§ Directions: Begin at the first line of the data and copy each line through the one containing "Chart.register(...registerables);", that line included, with no pictures.

§ Data segment:
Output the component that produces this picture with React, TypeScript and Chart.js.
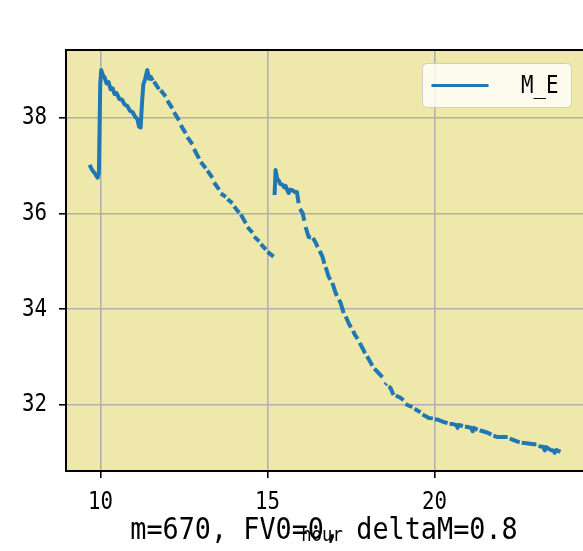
import React, { useEffect, useRef } from "react";
import { Chart, registerables } from "chart.js";
Chart.register(...registerables);

// Time (hour) of each sample; null values in meValues mark missing samples (gaps in the line)
const hours = [
  9.67, 9.76, 9.85, 9.91, 9.95, 9.99, 10.02, 10.08, 10.12, 10.18, 10.24, 10.3, 10.36, 10.42, 10.48,
  10.56, 10.64, 10.72, 10.8, 10.88, 10.96, 11.04, 11.1, 11.15, 11.2, 11.24, 11.28, 11.33, 11.4, 11.45,
  11.5, 11.56, 11.58,
  11.6, 11.75, 11.77, 11.8, 11.95, 11.97, 12.0, 12.15, 12.17, 12.2, 12.35, 12.37, 12.4, 12.55, 12.57,
  12.6, 12.75, 12.77, 12.8, 12.95, 12.97, 13.0, 13.15, 13.17, 13.2, 13.35, 13.37, 13.4, 13.55, 13.57,
  13.6, 13.75, 13.77, 13.8, 13.95, 13.97, 14.0, 14.15, 14.17, 14.2, 14.35, 14.37, 14.4, 14.55, 14.57,
  14.6, 14.75, 14.77, 14.8, 14.95, 14.97, 15.0, 15.18, 15.19,
  15.21, 15.24, 15.29, 15.33, 15.38, 15.45, 15.5, 15.54, 15.6, 15.63, 15.68, 15.75, 15.82, 15.88, 15.93, 15.95,
  15.97, 16.05, 16.1, 16.12, 16.14, 16.23, 16.3, 16.33, 16.36, 16.45, 16.5, 16.53, 16.56, 16.65, 16.7, 16.72,
  16.74, 16.83, 16.88, 16.91, 16.94, 17.04, 17.08, 17.11, 17.14, 17.19, 17.28, 17.31, 17.34, 17.43, 17.5, 17.53,
  17.56, 17.62, 17.7, 17.73, 17.76, 17.87, 17.92, 17.95, 17.98, 18.06, 18.14, 18.17, 18.2, 18.32, 18.44, 18.48,
  18.52, 18.56, 18.59, 18.62, 18.68, 18.77, 18.8, 18.84, 18.98, 19.07, 19.1, 19.13, 19.25, 19.34, 19.37,
  19.4, 19.5, 19.58, 19.61, 19.64, 19.75, 19.82, 19.95, 19.98, 20.01, 20.12, 20.25, 20.39, 20.42,
  20.45, 20.55, 20.66, 20.69, 20.72, 20.85, 20.88, 20.91, 20.99, 21.1, 21.14, 21.18, 21.29, 21.32,
  21.35, 21.45, 21.59, 21.7, 21.73, 21.76, 21.89, 22.05, 22.19, 22.22, 22.25, 22.35, 22.43, 22.55, 22.58,
  22.61, 22.75, 22.96, 23.05, 23.08, 23.11, 23.26, 23.3, 23.34, 23.47, 23.55, 23.6, 23.65, 23.77,
];

const meValues = [
  37.02, 36.9, 36.82, 36.75, 36.85, 38.7, 39.0, 38.88, 38.85, 38.72, 38.75, 38.6, 38.62, 38.5, 38.52,
  38.4, 38.38, 38.28, 38.25, 38.15, 38.12, 38.02, 37.98, 37.82, 37.8, 38.3, 38.7, 38.8, 39.0, 38.82,
  38.86, 38.78, null,
  38.76, 38.6, null, 38.58, 38.45, null, 38.36, 38.2, null, 38.12, 37.95, null, 37.85, 37.68, null,
  37.6, 37.45, null, 37.35, 37.15, null, 37.08, 36.95, null, 36.9, 36.75, null, 36.65, 36.5, null,
  36.42, 36.35, null, 36.3, 36.22, null, 36.15, 36.02, null, 35.98, 35.8, null, 35.72, 35.6, null,
  35.52, 35.42, null, 35.36, 35.25, null, 35.2, 35.1, null,
  36.39, 36.91, 36.72, 36.7, 36.62, 36.6, 36.55, 36.58, 36.48, 36.43, 36.5, 36.49, 36.45, 36.45, 36.22, null,
  36.1, 36.01, 35.85, null, 35.72, 35.51, 35.5, null, 35.49, 35.38, 35.3, null, 35.22, 35.09, 34.95, null,
  34.88, 34.68, 34.62, null, 34.55, 34.34, 34.28, null, 34.2, 34.13, 33.92, null, 33.85, 33.71, 33.62, null,
  33.55, 33.46, 33.38, null, 33.3, 33.15, 33.08, null, 33.02, 32.92, 32.82, null, 32.76, 32.67, 32.58, null,
  32.42, 32.45, null, 32.38, 32.36, 32.21, null, 32.2, 32.15, 32.1, null, 32.02, 31.98, 31.96, null,
  31.92, 31.88, 31.85, null, 31.8, 31.76, 31.73, 31.72, null, 31.7, 31.69, 31.65, 31.62, null,
  31.6, 31.6, 31.58, 31.52, 31.58, 31.56, null, 31.55, 31.54, 31.52, 31.45, 31.52, 31.48, null,
  31.47, 31.45, 31.42, 31.38, null, 31.36, 31.33, 31.33, 31.33, null, 31.3, 31.27, 31.25, 31.22, null,
  31.21, 31.2, 31.18, 31.18, null, 31.14, 31.12, 31.05, 31.12, 31.06, 31.05, 31.0, 31.06, 31.02,
];

const xTicks = [10, 15, 20];
const yTicks = [32, 34, 36, 38];
const seriesLabel = "M_E";
const chartTitle = "m=670, FV0=0, deltaM=0.8";
const xLabel = "hour";

const FONT = '"DejaVu Sans Mono", "Liberation Mono", monospace';
const SQUEEZE = 0.865; // horizontal condensing to mimic a tall, narrow CJK-style Latin face
const LINE_COLOR = "#1f77b4";

function drawText(
  ctx: CanvasRenderingContext2D,
  text: string,
  x: number,
  y: number,
  size: number,
  align: CanvasTextAlign
) {
  ctx.save();
  ctx.translate(x, y);
  ctx.scale(SQUEEZE, 1);
  ctx.font = `${size}px ${FONT}`;
  ctx.textAlign = align;
  ctx.textBaseline = "middle";
  ctx.fillStyle = "#000000";
  ctx.fillText(text, 0, 0);
  ctx.restore();
}

export default function App() {
  const ref = useRef<HTMLCanvasElement>(null);

  useEffect(() => {
    document.body.style.margin = "0";
    const canvas = ref.current;
    if (!canvas) return;

    const decor = {
      id: "decor",
      beforeDraw(chart: any) {
        const { ctx, chartArea: a } = chart;
        ctx.save();
        ctx.fillStyle = "#ffffff";
        ctx.fillRect(0, 0, chart.width, chart.height);
        ctx.fillStyle = "#eee8aa";
        ctx.fillRect(a.left, a.top, a.right - a.left, a.bottom - a.top);
        ctx.restore();
      },
      afterDatasetsDraw(chart: any) {
        const { ctx, chartArea: a } = chart;
        const xs = chart.scales.x;
        const ys = chart.scales.y;
        ctx.save();
        // frame
        ctx.strokeStyle = "#000000";
        ctx.lineWidth = 2;
        ctx.strokeRect(a.left, a.top, a.right - a.left, a.bottom - a.top);

        // tick labels
        xTicks.forEach((v) => drawText(ctx, String(v), xs.getPixelForValue(v), a.bottom + 32, 24, "center"));
        yTicks.forEach((v) => drawText(ctx, String(v), a.left - 19, ys.getPixelForValue(v), 24, "right"));

        // legend
        const bw = 149, bh = 44;
        const bx = a.right - 13 - bw + 0.5, by = a.top + 13 + 0.5;
        const r = 5;
        ctx.beginPath();
        ctx.moveTo(bx + r, by);
        ctx.lineTo(bx + bw - r, by);
        ctx.quadraticCurveTo(bx + bw, by, bx + bw, by + r);
        ctx.lineTo(bx + bw, by + bh - r);
        ctx.quadraticCurveTo(bx + bw, by + bh, bx + bw - r, by + bh);
        ctx.lineTo(bx + r, by + bh);
        ctx.quadraticCurveTo(bx, by + bh, bx, by + bh - r);
        ctx.lineTo(bx, by + r);
        ctx.quadraticCurveTo(bx, by, bx + r, by);
        ctx.closePath();
        ctx.fillStyle = "rgba(255,255,255,0.8)";
        ctx.fill();
        ctx.strokeStyle = "#cccccc";
        ctx.lineWidth = 1;
        ctx.stroke();
        const ly = by + bh / 2;
        ctx.beginPath();
        ctx.moveTo(bx + 9, ly);
        ctx.lineTo(bx + 66, ly);
        ctx.strokeStyle = LINE_COLOR;
        ctx.lineWidth = 3;
        ctx.stroke();
        drawText(ctx, chart.data.datasets[0].label, bx + bw - 13, ly + 1, 24, "right");

        // x label and bottom title (they overlap in the original)
        const cx = (a.left + a.right) / 2;
        drawText(ctx, xLabel, cx - 3, a.bottom + 65, 20, "center");
        drawText(ctx, chartTitle, cx - 1, a.bottom + 60, 31, "center");
        ctx.restore();
      },
    };

    const chart = new Chart(canvas, {
      type: "line",
      data: {
        datasets: [
          {
            label: seriesLabel,
            data: hours.map((h, i) => ({ x: h, y: meValues[i] })),
            borderColor: LINE_COLOR,
            backgroundColor: LINE_COLOR,
            borderWidth: 4,
            borderCapStyle: "butt",
            borderJoinStyle: "round",
            pointRadius: 0,
            tension: 0,
            spanGaps: false,
          } as any,
        ],
      },
      options: {
        responsive: false,
        animation: false,
        devicePixelRatio: 1,
        layout: { padding: { top: 50, left: 0, right: 6, bottom: 0 } },
        plugins: { legend: { display: false }, title: { display: false }, tooltip: { enabled: false } },
        scales: {
          x: {
            type: "linear",
            min: 8.965,
            max: 24.475,
            afterBuildTicks: (s: any) => {
              s.ticks = xTicks.map((v) => ({ value: v }));
            },
            afterFit: (s: any) => {
              s.height = 80;
            },
            grid: { color: "#b0b0b0", lineWidth: 1.6, tickColor: "#000000", tickLength: 7, tickWidth: 1.6 },
            border: { display: false },
            ticks: { display: false },
          },
          y: {
            type: "linear",
            min: 30.62,
            max: 39.42,
            afterBuildTicks: (s: any) => {
              s.ticks = yTicks.map((v) => ({ value: v }));
            },
            afterFit: (s: any) => {
              s.width = 66;
            },
            grid: { color: "#b0b0b0", lineWidth: 1.6, tickColor: "#000000", tickLength: 7, tickWidth: 1.6 },
            border: { display: false },
            ticks: { display: false },
          },
        },
      },
      plugins: [decor],
    });
    return () => chart.destroy();
  }, []);

  return (
    <div style={{ position: "absolute", left: 0, top: 0, width: 583, height: 551, overflow: "hidden" }}>
      <canvas ref={ref} width={590} height={551} style={{ display: "block" }} />
    </div>
  );
}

§ Right answer:
Output the component that produces this picture with React, TypeScript and Chart.js.
import React, { useEffect, useRef } from "react";
import { Chart, registerables } from "chart.js";
Chart.register(...registerables);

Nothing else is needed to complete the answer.